▸ **Problem statement**
Both the line containing "Give me the Plotly source for this chart." and the line containing "import plotly.graph_objects as go" belong in the answer, along with every line between them; print exactly those.

▸ **Task inputs**

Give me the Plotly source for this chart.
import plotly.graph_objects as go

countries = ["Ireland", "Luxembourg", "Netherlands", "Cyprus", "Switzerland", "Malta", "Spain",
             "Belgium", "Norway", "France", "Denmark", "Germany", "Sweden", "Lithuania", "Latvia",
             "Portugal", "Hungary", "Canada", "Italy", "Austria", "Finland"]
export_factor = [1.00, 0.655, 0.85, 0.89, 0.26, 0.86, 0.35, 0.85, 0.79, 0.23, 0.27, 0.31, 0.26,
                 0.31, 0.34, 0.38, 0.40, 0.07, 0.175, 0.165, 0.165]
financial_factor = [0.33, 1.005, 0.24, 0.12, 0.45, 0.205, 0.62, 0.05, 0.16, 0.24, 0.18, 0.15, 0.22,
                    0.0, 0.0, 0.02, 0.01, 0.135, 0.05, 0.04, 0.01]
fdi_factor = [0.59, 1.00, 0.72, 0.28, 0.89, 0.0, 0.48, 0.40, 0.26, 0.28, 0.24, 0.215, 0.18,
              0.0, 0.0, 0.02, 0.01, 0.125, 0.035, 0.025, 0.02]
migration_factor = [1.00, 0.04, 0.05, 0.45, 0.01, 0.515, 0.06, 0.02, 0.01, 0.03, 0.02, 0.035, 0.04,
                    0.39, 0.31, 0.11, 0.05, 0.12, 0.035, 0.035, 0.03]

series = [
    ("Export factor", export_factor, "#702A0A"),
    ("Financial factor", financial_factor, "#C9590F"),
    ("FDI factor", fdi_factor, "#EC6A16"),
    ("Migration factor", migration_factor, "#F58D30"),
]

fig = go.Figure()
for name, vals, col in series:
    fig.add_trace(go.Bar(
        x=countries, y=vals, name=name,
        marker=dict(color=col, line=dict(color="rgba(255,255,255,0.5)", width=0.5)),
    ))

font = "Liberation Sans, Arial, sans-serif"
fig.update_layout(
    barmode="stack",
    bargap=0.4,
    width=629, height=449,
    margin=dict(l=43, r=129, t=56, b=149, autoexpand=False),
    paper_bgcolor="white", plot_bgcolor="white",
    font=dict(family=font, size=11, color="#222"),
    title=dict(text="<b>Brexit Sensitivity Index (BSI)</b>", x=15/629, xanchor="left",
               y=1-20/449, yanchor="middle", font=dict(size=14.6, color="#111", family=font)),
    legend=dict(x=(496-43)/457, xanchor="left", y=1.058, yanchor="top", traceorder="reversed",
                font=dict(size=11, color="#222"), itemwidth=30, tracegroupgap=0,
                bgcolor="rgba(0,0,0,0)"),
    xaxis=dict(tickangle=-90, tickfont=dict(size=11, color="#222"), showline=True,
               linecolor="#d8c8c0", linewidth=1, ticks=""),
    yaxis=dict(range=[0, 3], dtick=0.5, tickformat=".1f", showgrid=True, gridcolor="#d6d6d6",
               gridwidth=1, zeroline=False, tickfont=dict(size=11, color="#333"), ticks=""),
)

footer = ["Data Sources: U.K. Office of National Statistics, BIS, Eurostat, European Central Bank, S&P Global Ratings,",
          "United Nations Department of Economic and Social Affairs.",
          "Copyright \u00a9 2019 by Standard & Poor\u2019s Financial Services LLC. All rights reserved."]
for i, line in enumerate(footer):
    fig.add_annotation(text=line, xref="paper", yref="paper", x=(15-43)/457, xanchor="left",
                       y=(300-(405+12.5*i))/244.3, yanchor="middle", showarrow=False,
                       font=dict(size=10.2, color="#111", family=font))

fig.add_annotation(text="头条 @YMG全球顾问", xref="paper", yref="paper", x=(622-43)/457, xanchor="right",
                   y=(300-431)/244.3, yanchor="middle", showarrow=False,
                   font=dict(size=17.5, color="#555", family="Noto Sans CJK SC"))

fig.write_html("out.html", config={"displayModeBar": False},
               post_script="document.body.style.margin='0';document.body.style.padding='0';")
--
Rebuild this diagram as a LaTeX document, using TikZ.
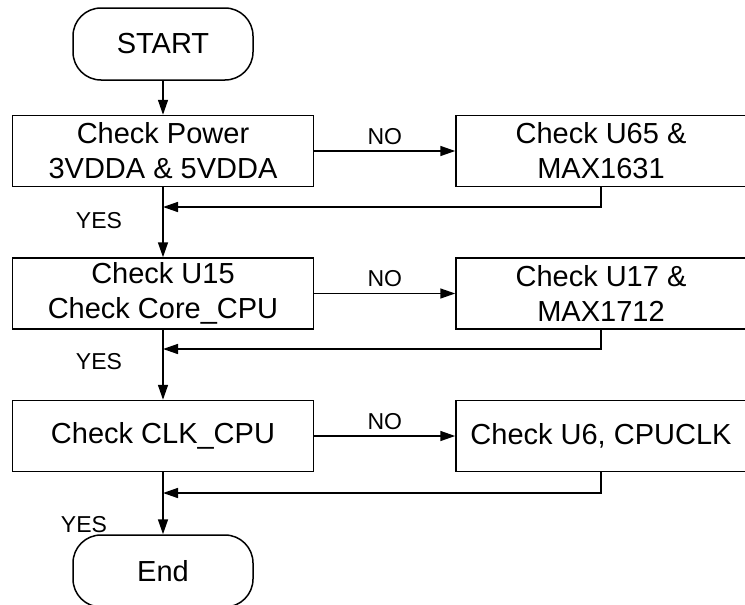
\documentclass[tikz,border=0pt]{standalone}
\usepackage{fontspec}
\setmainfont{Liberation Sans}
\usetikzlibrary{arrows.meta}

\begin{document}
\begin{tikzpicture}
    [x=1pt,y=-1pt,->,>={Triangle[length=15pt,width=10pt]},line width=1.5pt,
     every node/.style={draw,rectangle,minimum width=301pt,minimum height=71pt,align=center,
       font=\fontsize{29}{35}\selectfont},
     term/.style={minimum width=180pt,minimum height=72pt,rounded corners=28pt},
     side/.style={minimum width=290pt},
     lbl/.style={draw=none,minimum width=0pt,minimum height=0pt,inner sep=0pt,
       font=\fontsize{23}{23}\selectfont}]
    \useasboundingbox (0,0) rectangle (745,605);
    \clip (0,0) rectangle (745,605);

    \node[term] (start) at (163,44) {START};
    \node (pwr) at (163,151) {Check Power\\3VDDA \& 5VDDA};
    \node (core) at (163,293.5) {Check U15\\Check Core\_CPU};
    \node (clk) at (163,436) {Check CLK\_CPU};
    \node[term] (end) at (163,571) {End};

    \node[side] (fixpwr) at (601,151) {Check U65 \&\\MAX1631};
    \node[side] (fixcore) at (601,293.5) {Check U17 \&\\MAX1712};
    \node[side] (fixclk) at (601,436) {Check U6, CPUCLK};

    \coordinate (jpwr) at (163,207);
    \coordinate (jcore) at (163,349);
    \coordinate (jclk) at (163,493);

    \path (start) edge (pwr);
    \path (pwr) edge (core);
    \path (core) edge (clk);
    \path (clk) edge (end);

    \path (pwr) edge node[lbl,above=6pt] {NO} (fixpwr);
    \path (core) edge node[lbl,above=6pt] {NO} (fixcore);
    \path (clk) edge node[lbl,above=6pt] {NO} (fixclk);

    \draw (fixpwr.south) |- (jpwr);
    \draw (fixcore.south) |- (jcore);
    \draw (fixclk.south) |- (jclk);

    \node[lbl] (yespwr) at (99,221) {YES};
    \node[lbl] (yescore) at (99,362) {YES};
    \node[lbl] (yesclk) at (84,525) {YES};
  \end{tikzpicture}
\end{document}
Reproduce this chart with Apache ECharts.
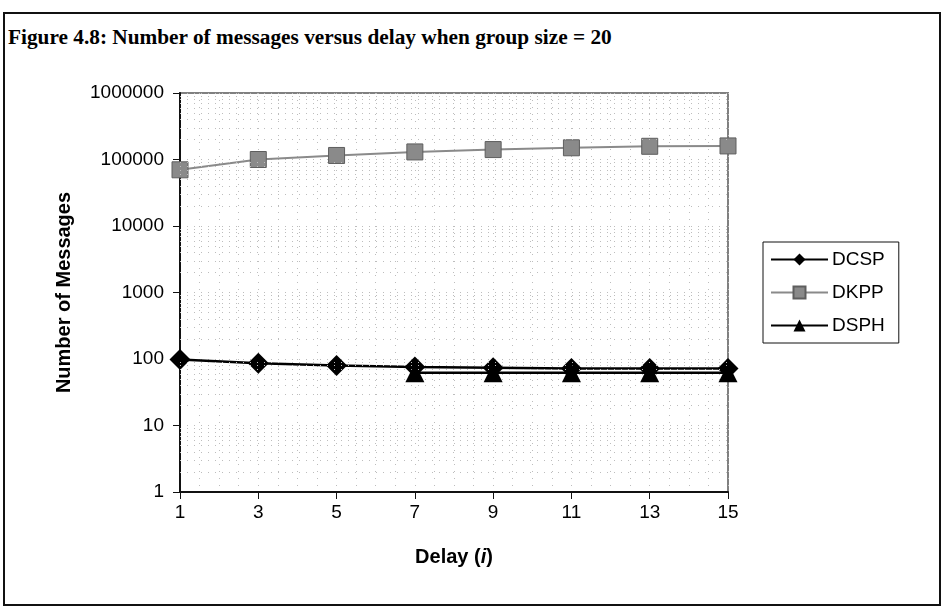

▸ **Exercise output**
Give me the Plotly source for this chart.
import plotly.graph_objects as go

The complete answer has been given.